Police have launched an investigation into Vasadze’s “creation and leadership of an illegal formation,” but Jonas and many other observers say it is proceeding at a leisurely pace and doubt that the authorities have a genuine intention to prosecute the knight.

Government critics point out that the authorities have the ability to deal with unauthorized gatherings when they want to. Police unleashed their full range of anti-riot machinery against massive anti-government protests of June 20, and the Prosecutor’s Office swiftly brought charges against many of the protesters, including some leaders of the political opposition.

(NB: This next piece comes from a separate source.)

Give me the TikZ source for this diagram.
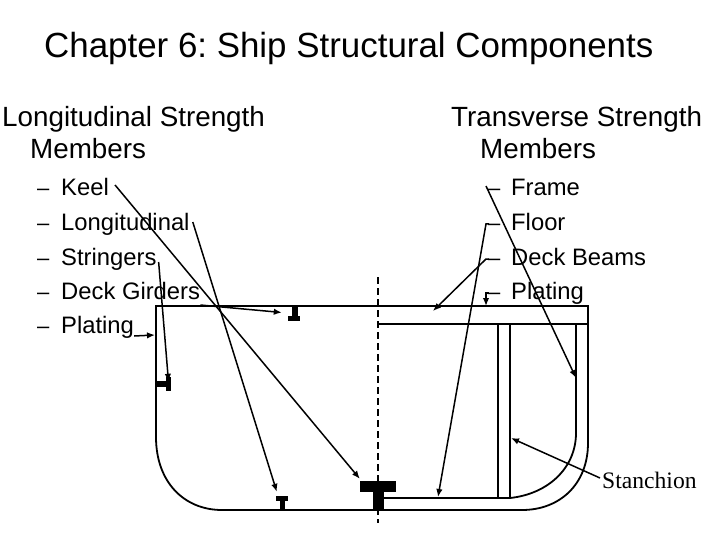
\documentclass[tikz,border=0pt]{standalone}
\usepackage{fontspec}
\setmainfont{Liberation Sans}
\newfontfamily\serifname{Liberation Serif}
\usepackage{tikz}
\usetikzlibrary{arrows.meta,positioning}

\begin{document}
\frenchspacing
\begin{tikzpicture}[
  x=1pt, y=-1pt,
  head/.style={anchor=base west, inner sep=0pt, font=\fontsize{27.8}{30}\selectfont},
  item/.style={anchor=base west, inner sep=0pt, font=\fontsize{23.8}{26}\selectfont},
  dashmark/.style={anchor=base west, inner sep=0pt, font=\fontsize{22}{24}\selectfont},
  bar/.style={fill=black, inner sep=0pt},
  hull/.style={line width=1.8pt},
  arr/.style={-{Latex[length=8pt,width=6.5pt]}, line width=1.5pt},
]
  \useasboundingbox (0,0) rectangle (720,540);

  % Titles
  \node[anchor=base west, inner sep=0pt, font=\fontsize{34.9}{38}\selectfont] (title) at (44,58) {Chapter 6: Ship Structural Components};
  \node[head] (longHead) at (2,127) {Longitudinal Strength};
  \node[head] (longMem) at (30,159) {Members};
  \node[head] (transHead) at (451,127) {Transverse Strength};
  \node[head] (transMem) at (480,159) {Members};

  % Left list
  \node[dashmark] (dashA) at (37,196) {--};
  \node[dashmark] (dashB) at (37,230) {--};
  \node[dashmark] (dashC) at (37,265) {--};
  \node[dashmark] (dashD) at (37,299) {--};
  \node[dashmark] (dashE) at (37,333) {--};
  \node[item] (keel) at (61,196) {Keel};
  \node[item] (longi) at (61,230) {Longitudinal};
  \node[item] (stringers) at (61,265) {Stringers};
  \node[item] (girders) at (61,299) {Deck Girders};
  \node[item] (platingL) at (61,333) {Plating};

  % Right list
  \node[dashmark] (dashF) at (488,196) {--};
  \node[dashmark] (dashG) at (488,230) {--};
  \node[dashmark] (dashH) at (488,265) {--};
  \node[dashmark] (dashI) at (488,299) {--};
  \node[item] (frame) at (511,196) {Frame};
  \node[item] (floor) at (511,230) {Floor};
  \node[item] (beams) at (511,265) {Deck Beams};
  \node[item] (platingR) at (511,299) {Plating};
  \node[anchor=base west, inner sep=0pt, font=\serifname\fontsize{23.6}{26}\selectfont] (stanchion) at (602,488) {Stanchion};

  % Hull section
  \draw[hull] (156,306) -- (588,306) -- (588,443) .. controls (588,484) and (560,510) .. (522,510)
    -- (222,510) .. controls (184,510) and (156,482) .. (156,437) -- cycle;
  \draw[hull] (378,324) -- (588,324);
  \draw[hull] (378,498) -- (510,498) .. controls (548,494) and (576,468) .. (576,433) -- (576,324);
  \draw[hull] (498,324) -- (498,498);
  \draw[hull] (510,324) -- (510,498);
  \draw[line width=1.5pt, dash pattern=on 7pt off 4pt] (378,277) -- (378,523);

  % Stiffeners
  \node[bar, minimum width=36pt, minimum height=11pt] (keelFlange) at (378,486.5) {};
  \node[bar, minimum width=11pt, minimum height=18pt] (keelWeb) at (378.5,501) {};
  \node[bar, minimum width=12pt, minimum height=5pt] (lowFlange) at (282,498.5) {};
  \node[bar, minimum width=5pt, minimum height=9pt] (lowWeb) at (282.5,505.5) {};
  \node[bar, minimum width=12pt, minimum height=5pt] (deckFlange) at (294,318.5) {};
  \node[bar, minimum width=6pt, minimum height=11pt] (deckWeb) at (295,311.5) {};
  \node[bar, minimum width=5pt, minimum height=14pt] (sideFlange) at (168.5,384) {};
  \node[bar, minimum width=10pt, minimum height=6pt] (sideWeb) at (161,384) {};

  % Free ends on the hull
  \coordinate (sideEnd) at (155,335);
  \coordinate (frameEnd) at (576,378);
  \coordinate (floorEnd) at (438,497);
  \coordinate (beamEnd) at (433,311);
  \coordinate (platEnd) at (486,306);
  \coordinate (postEnd) at (511,438);

  % Left leaders
  \draw[arr] ([shift={(6,-11)}]keel.base east) -- ([shift={(0,-2)}]keelFlange.north west);
  \draw[arr] ([shift={(3,-8)}]longi.base east) -- ([shift={(1,-4)}]lowFlange.north west);
  \draw[arr] ([shift={(2,-3)}]stringers.base east) -- ([yshift=-5]sideFlange.north);
  \draw[arr] ([yshift=-6]girders.base east) -- ([shift={(-6,-6)}]deckFlange.west);
  \draw[arr] ([yshift=-3]platingL.base east) -- (sideEnd);

  % Right leaders
  \draw[arr] ([shift={(-2,-10)}]dashF.base west) -- (frameEnd);
  \draw[arr] ([shift={(1,-6)}]dashG.base west) -- ++(-3,0) -- (floorEnd);
  \draw[arr] ([shift={(1,-6)}]dashH.base west) -- ++(-3,0) -- (beamEnd);
  \draw[arr] ([shift={(1,-6)}]dashI.base west) -- ++(-3,0) -- (platEnd);
  \draw[arr] ([shift={(-2,-10)}]stanchion.base west) -- (postEnd);
\end{tikzpicture}
\end{document}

The police’s claim that they couldn’t protect LGBTQ activists from Vasadze’s posse, and the prosecutor’s failure to bring charges against him, stood in sharp contrast.

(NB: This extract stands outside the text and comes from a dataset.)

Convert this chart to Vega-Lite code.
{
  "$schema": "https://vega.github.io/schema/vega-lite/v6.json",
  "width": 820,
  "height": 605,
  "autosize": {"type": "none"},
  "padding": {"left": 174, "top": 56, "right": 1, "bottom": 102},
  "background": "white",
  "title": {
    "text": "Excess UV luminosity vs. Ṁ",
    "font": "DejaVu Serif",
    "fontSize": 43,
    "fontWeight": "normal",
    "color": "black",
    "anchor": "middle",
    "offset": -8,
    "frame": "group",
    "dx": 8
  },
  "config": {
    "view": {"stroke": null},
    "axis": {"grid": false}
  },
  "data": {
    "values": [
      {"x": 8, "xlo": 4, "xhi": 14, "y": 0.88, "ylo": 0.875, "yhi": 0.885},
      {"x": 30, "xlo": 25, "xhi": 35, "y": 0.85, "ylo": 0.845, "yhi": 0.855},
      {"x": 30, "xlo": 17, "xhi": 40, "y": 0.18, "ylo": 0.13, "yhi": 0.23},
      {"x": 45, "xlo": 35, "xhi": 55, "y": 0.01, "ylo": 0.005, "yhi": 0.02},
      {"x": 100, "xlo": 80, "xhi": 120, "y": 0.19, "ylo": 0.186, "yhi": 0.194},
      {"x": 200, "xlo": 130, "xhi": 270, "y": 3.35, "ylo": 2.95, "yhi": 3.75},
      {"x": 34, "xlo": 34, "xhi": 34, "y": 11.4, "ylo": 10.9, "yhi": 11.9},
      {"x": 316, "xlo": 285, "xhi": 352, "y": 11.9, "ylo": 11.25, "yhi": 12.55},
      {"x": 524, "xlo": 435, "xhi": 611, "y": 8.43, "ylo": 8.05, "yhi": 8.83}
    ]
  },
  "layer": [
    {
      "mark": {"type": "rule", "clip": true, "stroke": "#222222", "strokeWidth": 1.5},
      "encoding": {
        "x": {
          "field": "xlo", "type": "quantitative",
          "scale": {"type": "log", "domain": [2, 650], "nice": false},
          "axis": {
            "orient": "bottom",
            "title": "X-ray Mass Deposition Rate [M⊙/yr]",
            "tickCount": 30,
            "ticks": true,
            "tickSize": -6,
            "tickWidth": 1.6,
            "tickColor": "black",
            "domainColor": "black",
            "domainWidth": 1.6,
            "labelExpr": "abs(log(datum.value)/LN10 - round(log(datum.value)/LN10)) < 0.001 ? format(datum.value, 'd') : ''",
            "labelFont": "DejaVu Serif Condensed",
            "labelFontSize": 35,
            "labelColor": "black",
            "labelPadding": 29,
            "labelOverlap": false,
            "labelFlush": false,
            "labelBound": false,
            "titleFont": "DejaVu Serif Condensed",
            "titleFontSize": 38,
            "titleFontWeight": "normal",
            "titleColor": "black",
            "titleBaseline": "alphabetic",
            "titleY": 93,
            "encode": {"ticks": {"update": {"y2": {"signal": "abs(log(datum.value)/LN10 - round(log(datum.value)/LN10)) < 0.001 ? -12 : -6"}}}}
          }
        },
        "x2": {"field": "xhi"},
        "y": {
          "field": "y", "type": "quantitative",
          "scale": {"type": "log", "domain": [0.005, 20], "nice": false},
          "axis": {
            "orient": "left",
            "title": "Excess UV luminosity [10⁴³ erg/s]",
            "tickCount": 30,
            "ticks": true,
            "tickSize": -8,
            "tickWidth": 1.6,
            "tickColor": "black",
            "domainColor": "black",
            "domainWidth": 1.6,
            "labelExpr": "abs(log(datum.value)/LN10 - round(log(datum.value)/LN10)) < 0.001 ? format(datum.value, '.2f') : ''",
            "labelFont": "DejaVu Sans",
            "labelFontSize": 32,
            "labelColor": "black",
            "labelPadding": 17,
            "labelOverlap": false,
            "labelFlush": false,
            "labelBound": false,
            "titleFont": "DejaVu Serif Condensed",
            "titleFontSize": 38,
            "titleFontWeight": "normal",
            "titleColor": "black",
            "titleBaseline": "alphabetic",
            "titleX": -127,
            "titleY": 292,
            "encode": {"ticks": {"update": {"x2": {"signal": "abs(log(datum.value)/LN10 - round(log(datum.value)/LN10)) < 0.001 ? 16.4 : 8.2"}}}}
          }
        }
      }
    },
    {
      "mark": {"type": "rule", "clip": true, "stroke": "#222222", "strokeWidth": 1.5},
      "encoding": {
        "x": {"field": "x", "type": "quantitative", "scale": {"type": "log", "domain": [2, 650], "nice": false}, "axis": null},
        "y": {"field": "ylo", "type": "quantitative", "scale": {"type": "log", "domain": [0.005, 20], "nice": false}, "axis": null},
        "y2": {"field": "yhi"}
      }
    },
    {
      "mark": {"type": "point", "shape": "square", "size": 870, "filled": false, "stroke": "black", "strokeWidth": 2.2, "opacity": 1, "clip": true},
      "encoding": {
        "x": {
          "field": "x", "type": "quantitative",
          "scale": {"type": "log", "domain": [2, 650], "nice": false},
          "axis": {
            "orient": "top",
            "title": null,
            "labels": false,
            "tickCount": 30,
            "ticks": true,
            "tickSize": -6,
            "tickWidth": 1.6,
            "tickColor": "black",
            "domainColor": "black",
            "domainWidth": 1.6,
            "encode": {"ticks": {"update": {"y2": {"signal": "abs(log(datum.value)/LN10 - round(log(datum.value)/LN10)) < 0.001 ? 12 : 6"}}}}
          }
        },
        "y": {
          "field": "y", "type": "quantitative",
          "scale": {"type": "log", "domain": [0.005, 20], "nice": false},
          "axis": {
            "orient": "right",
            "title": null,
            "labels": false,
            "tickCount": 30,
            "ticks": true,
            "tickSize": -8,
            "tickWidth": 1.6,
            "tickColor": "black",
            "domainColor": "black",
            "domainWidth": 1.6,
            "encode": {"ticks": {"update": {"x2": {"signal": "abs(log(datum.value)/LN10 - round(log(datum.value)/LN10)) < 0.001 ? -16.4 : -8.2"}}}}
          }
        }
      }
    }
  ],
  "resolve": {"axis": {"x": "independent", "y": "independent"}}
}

“Where is the knight? … Why is the knight not arrested?” Akaki Bobokhidze, member of European Georgia, an opposition party, askeda representative of the Prosecutor’s Office who had come to parliament to seek legislators’ permission to prosecute one lawmaker for his role in the protests.

Opposition parties claim that Vasadze and his group are linked to the ruling Georgian Dream party and are being trotted out as scarecrow to divert attention from government’s problems. “These people are part of the government, the dark side of it,” alleged Roman Gotsiridze, an MP with the United National Movement party.

Jonas says that his complaint will have, at the very least, a crystallizing effect. If prosecutors fail to charge Vasadze, then their double standard in law enforcement will be exposed, Jonas said in an interview with the news site Civil.ge. He also encouraged activists and human rights watchdogs to take better advantage of the courts in their fight for human rights. “My take on this – as an activist – is very American in style,” he said in the interview. “In America, we have the assumption that it [the government] won’t behave correctly unless you force it in the courts to do so.”